As constantes valorizações das coleções não permitem que o Governo português, se agora o quisesse, decida reforçar o património cultural do Estado com o acervo do BES: de há seis meses para cá, as moedas, fotografias, pinturas e outros valorizaram quatro milhões de euros. O valor do património cultural agora nas mãos do fundo de investimento norte-americano ajudou António Ramalho, líder do Novo Banco, a valorizar o ativo do banco e a melhorar o capital de forma a facilitar o negócio. E se os bens artísticos e culturais não tivessem sido incluídos nas negociações, as coisas poderiam ter sido diferentes, tal como explica Luís Máximo dos Santos, do Fundo de Resolução, ao Público. “Se estes ativos fossem retirados do balanço do Novo Banco, teria que existir a devida compensação”, afirma o líder do vendedor do Novo Banco.
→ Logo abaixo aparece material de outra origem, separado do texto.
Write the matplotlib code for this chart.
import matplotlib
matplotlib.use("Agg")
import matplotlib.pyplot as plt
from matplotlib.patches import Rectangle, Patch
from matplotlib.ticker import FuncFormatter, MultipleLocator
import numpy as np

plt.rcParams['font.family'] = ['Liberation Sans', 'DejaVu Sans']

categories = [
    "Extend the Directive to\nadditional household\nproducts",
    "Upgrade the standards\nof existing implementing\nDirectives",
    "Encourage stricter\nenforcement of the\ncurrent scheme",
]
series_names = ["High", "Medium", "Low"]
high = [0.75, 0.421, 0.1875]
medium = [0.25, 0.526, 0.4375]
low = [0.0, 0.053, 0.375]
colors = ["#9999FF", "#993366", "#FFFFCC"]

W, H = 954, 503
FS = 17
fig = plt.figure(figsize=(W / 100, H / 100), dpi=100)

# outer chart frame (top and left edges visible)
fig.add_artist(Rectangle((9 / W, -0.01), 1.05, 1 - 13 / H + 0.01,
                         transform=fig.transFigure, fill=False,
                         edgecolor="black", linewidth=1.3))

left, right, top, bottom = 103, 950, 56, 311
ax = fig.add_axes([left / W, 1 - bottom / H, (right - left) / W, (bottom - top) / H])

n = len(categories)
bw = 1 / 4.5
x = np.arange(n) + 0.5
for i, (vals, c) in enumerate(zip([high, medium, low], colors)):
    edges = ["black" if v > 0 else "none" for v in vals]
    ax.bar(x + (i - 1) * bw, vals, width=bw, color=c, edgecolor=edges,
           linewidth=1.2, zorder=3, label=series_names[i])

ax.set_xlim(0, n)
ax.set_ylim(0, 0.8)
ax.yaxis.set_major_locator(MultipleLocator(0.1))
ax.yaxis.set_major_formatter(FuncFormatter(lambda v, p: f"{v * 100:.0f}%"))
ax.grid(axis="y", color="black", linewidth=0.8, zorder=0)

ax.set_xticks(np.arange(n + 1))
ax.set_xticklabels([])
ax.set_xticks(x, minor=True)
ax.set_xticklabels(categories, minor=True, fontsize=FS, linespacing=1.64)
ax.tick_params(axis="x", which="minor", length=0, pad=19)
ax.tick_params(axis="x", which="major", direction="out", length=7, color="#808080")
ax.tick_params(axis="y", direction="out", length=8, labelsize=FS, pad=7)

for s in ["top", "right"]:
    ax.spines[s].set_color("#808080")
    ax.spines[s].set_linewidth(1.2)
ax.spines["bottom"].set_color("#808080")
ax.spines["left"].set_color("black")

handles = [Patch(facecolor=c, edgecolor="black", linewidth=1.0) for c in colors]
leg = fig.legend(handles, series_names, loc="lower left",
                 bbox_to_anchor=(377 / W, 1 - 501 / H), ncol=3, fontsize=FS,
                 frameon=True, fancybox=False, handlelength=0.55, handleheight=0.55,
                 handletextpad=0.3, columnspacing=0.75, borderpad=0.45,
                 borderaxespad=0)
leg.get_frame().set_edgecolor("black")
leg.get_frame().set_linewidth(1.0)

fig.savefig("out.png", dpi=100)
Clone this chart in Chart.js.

Ainda assim, o contrato assinado em novembro de 2017 e que garante ao fundo de investimento o controlo de 75% do Novo Banco inclui dois impedimentos em relação ao património cultural: as peças não podem sair do país sem autorização do Estado português e não podem ser partidas, para que não desvalorizem.

O património cultural do antigo BES pode então ser vendido mas apenas em Portugal: regra que, porém, pode não ser permanente. O contrato assinado no ano passado não é vinculativo a mudanças de executivo e pode ser alterado caso um novo Governo decida permitir a saída dos bens artísticos e culturais do país.